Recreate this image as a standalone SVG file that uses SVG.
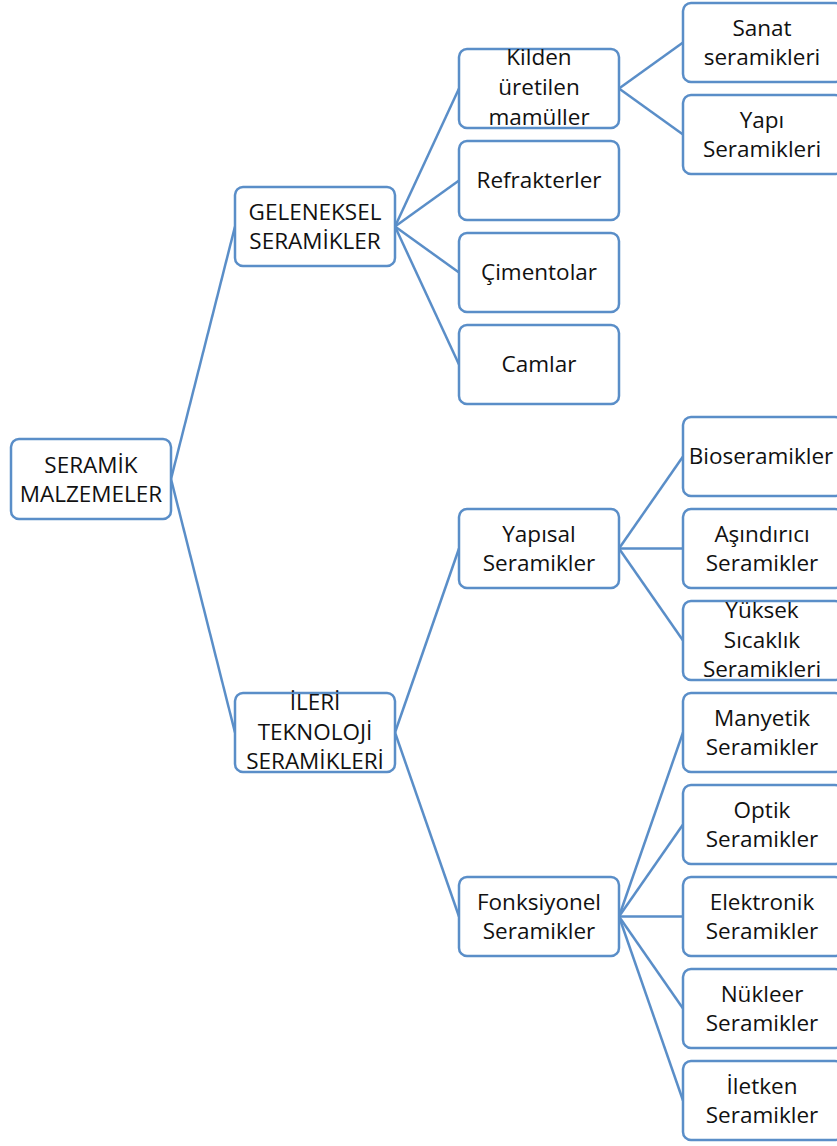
<svg xmlns="http://www.w3.org/2000/svg" width="837" height="1146" viewBox="0 0 837 1146">
<style>
.n rect{fill:#ffffff;stroke:#5a8ec8;stroke-width:2.5}
.n text{font-family:"Open Sans","DejaVu Sans",sans-serif;font-size:22.5px;fill:#111111;text-anchor:middle}
#connectors line{stroke:#5a8ec8;stroke-width:2.5}
</style>
<rect width="837" height="1146" fill="#ffffff"/>
<g id="connectors">
<line x1="171" y1="479" x2="235" y2="226.5"/>
<line x1="171" y1="479" x2="235" y2="732.5"/>
<line x1="395" y1="226.5" x2="459" y2="88.5"/>
<line x1="395" y1="226.5" x2="459" y2="180.5"/>
<line x1="395" y1="226.5" x2="459" y2="272.5"/>
<line x1="395" y1="226.5" x2="459" y2="364.5"/>
<line x1="619" y1="88.5" x2="683" y2="42.5"/>
<line x1="619" y1="88.5" x2="683" y2="134.5"/>
<line x1="395" y1="732.5" x2="459" y2="548.5"/>
<line x1="395" y1="732.5" x2="459" y2="916.5"/>
<line x1="619" y1="548.5" x2="683" y2="456.5"/>
<line x1="619" y1="548.5" x2="683" y2="548.5"/>
<line x1="619" y1="548.5" x2="683" y2="640.5"/>
<line x1="619" y1="916.5" x2="683" y2="732.5"/>
<line x1="619" y1="916.5" x2="683" y2="824.5"/>
<line x1="619" y1="916.5" x2="683" y2="916.5"/>
<line x1="619" y1="916.5" x2="683" y2="1008.5"/>
<line x1="619" y1="916.5" x2="683" y2="1100.5"/>
</g>
<g id="root" class="n"><rect x="11" y="439" width="160" height="80" rx="8"/><text x="91" y="473">SERAMİK</text><text x="91" y="502">MALZEMELER</text></g>
<g id="geleneksel" class="n"><rect x="235" y="187" width="160" height="79" rx="8"/><text x="315" y="220">GELENEKSEL</text><text x="315" y="249">SERAMİKLER</text></g>
<g id="ileri" class="n"><rect x="235" y="693" width="160" height="79" rx="8"/><text x="315" y="710">İLERİ</text><text x="315" y="740">TEKNOLOJİ</text><text x="315" y="769">SERAMİKLERİ</text></g>
<g id="kilden" class="n"><rect x="459" y="49" width="160" height="79" rx="8"/><text x="539" y="65">Kilden</text><text x="539" y="95">üretilen</text><text x="539" y="125">mamüller</text></g>
<g id="refrakterler" class="n"><rect x="459" y="141" width="160" height="79" rx="8"/><text x="539" y="188">Refrakterler</text></g>
<g id="cimentolar" class="n"><rect x="459" y="233" width="160" height="79" rx="8"/><text x="539" y="280">Çimentolar</text></g>
<g id="camlar" class="n"><rect x="459" y="325" width="160" height="79" rx="8"/><text x="539" y="372">Camlar</text></g>
<g id="sanat" class="n"><rect x="683" y="3" width="160" height="79" rx="8"/><text x="762" y="36">Sanat</text><text x="762" y="65">seramikleri</text></g>
<g id="yapi" class="n"><rect x="683" y="95" width="160" height="79" rx="8"/><text x="762" y="128">Yapı</text><text x="762" y="157">Seramikleri</text></g>
<g id="yapisal" class="n"><rect x="459" y="509" width="160" height="79" rx="8"/><text x="539" y="542">Yapısal</text><text x="539" y="571">Seramikler</text></g>
<g id="fonksiyonel" class="n"><rect x="459" y="877" width="160" height="79" rx="8"/><text x="539" y="910">Fonksiyonel</text><text x="539" y="939">Seramikler</text></g>
<g id="bioseramikler" class="n"><rect x="683" y="417" width="160" height="79" rx="8"/><text x="761" y="464">Bioseramikler</text></g>
<g id="asindirici" class="n"><rect x="683" y="509" width="160" height="79" rx="8"/><text x="762" y="542">Aşındırıcı</text><text x="762" y="571">Seramikler</text></g>
<g id="yuksek" class="n"><rect x="683" y="601" width="160" height="79" rx="8"/><text x="762" y="618">Yüksek</text><text x="762" y="648">Sıcaklık</text><text x="762" y="677">Seramikleri</text></g>
<g id="manyetik" class="n"><rect x="683" y="693" width="160" height="79" rx="8"/><text x="762" y="726">Manyetik</text><text x="762" y="755">Seramikler</text></g>
<g id="optik" class="n"><rect x="683" y="785" width="160" height="79" rx="8"/><text x="762" y="818">Optik</text><text x="762" y="847">Seramikler</text></g>
<g id="elektronik" class="n"><rect x="683" y="877" width="160" height="79" rx="8"/><text x="762" y="910">Elektronik</text><text x="762" y="939">Seramikler</text></g>
<g id="nukleer" class="n"><rect x="683" y="969" width="160" height="79" rx="8"/><text x="762" y="1002">Nükleer</text><text x="762" y="1031">Seramikler</text></g>
<g id="iletken" class="n"><rect x="683" y="1061" width="160" height="79" rx="8"/><text x="762" y="1094">İletken</text><text x="762" y="1123">Seramikler</text></g>
</svg>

----------

▶ [Written exercise] Repeat the data above exactly, but not the pictures.

▶ [Finished answer]
Recreate this image as a standalone SVG file that uses SVG.
<svg xmlns="http://www.w3.org/2000/svg" width="837" height="1146" viewBox="0 0 837 1146">
<style>
.n rect{fill:#ffffff;stroke:#5a8ec8;stroke-width:2.5}
.n text{font-family:"Open Sans","DejaVu Sans",sans-serif;font-size:22.5px;fill:#111111;text-anchor:middle}
#connectors line{stroke:#5a8ec8;stroke-width:2.5}
</style>
<rect width="837" height="1146" fill="#ffffff"/>
<g id="connectors">
<line x1="171" y1="479" x2="235" y2="226.5"/>
<line x1="171" y1="479" x2="235" y2="732.5"/>
<line x1="395" y1="226.5" x2="459" y2="88.5"/>
<line x1="395" y1="226.5" x2="459" y2="180.5"/>
<line x1="395" y1="226.5" x2="459" y2="272.5"/>
<line x1="395" y1="226.5" x2="459" y2="364.5"/>
<line x1="619" y1="88.5" x2="683" y2="42.5"/>
<line x1="619" y1="88.5" x2="683" y2="134.5"/>
<line x1="395" y1="732.5" x2="459" y2="548.5"/>
<line x1="395" y1="732.5" x2="459" y2="916.5"/>
<line x1="619" y1="548.5" x2="683" y2="456.5"/>
<line x1="619" y1="548.5" x2="683" y2="548.5"/>
<line x1="619" y1="548.5" x2="683" y2="640.5"/>
<line x1="619" y1="916.5" x2="683" y2="732.5"/>
<line x1="619" y1="916.5" x2="683" y2="824.5"/>
<line x1="619" y1="916.5" x2="683" y2="916.5"/>
<line x1="619" y1="916.5" x2="683" y2="1008.5"/>
<line x1="619" y1="916.5" x2="683" y2="1100.5"/>
</g>
<g id="root" class="n"><rect x="11" y="439" width="160" height="80" rx="8"/><text x="91" y="473">SERAMİK</text><text x="91" y="502">MALZEMELER</text></g>
<g id="geleneksel" class="n"><rect x="235" y="187" width="160" height="79" rx="8"/><text x="315" y="220">GELENEKSEL</text><text x="315" y="249">SERAMİKLER</text></g>
<g id="ileri" class="n"><rect x="235" y="693" width="160" height="79" rx="8"/><text x="315" y="710">İLERİ</text><text x="315" y="740">TEKNOLOJİ</text><text x="315" y="769">SERAMİKLERİ</text></g>
<g id="kilden" class="n"><rect x="459" y="49" width="160" height="79" rx="8"/><text x="539" y="65">Kilden</text><text x="539" y="95">üretilen</text><text x="539" y="125">mamüller</text></g>
<g id="refrakterler" class="n"><rect x="459" y="141" width="160" height="79" rx="8"/><text x="539" y="188">Refrakterler</text></g>
<g id="cimentolar" class="n"><rect x="459" y="233" width="160" height="79" rx="8"/><text x="539" y="280">Çimentolar</text></g>
<g id="camlar" class="n"><rect x="459" y="325" width="160" height="79" rx="8"/><text x="539" y="372">Camlar</text></g>
<g id="sanat" class="n"><rect x="683" y="3" width="160" height="79" rx="8"/><text x="762" y="36">Sanat</text><text x="762" y="65">seramikleri</text></g>
<g id="yapi" class="n"><rect x="683" y="95" width="160" height="79" rx="8"/><text x="762" y="128">Yapı</text><text x="762" y="157">Seramikleri</text></g>
<g id="yapisal" class="n"><rect x="459" y="509" width="160" height="79" rx="8"/><text x="539" y="542">Yapısal</text><text x="539" y="571">Seramikler</text></g>
<g id="fonksiyonel" class="n"><rect x="459" y="877" width="160" height="79" rx="8"/><text x="539" y="910">Fonksiyonel</text><text x="539" y="939">Seramikler</text></g>
<g id="bioseramikler" class="n"><rect x="683" y="417" width="160" height="79" rx="8"/><text x="761" y="464">Bioseramikler</text></g>
<g id="asindirici" class="n"><rect x="683" y="509" width="160" height="79" rx="8"/><text x="762" y="542">Aşındırıcı</text><text x="762" y="571">Seramikler</text></g>
<g id="yuksek" class="n"><rect x="683" y="601" width="160" height="79" rx="8"/><text x="762" y="618">Yüksek</text><text x="762" y="648">Sıcaklık</text><text x="762" y="677">Seramikleri</text></g>
<g id="manyetik" class="n"><rect x="683" y="693" width="160" height="79" rx="8"/><text x="762" y="726">Manyetik</text><text x="762" y="755">Seramikler</text></g>
<g id="optik" class="n"><rect x="683" y="785" width="160" height="79" rx="8"/><text x="762" y="818">Optik</text><text x="762" y="847">Seramikler</text></g>
<g id="elektronik" class="n"><rect x="683" y="877" width="160" height="79" rx="8"/><text x="762" y="910">Elektronik</text><text x="762" y="939">Seramikler</text></g>
<g id="nukleer" class="n"><rect x="683" y="969" width="160" height="79" rx="8"/><text x="762" y="1002">Nükleer</text><text x="762" y="1031">Seramikler</text></g>
<g id="iletken" class="n"><rect x="683" y="1061" width="160" height="79" rx="8"/><text x="762" y="1094">İletken</text><text x="762" y="1123">Seramikler</text></g>
</svg>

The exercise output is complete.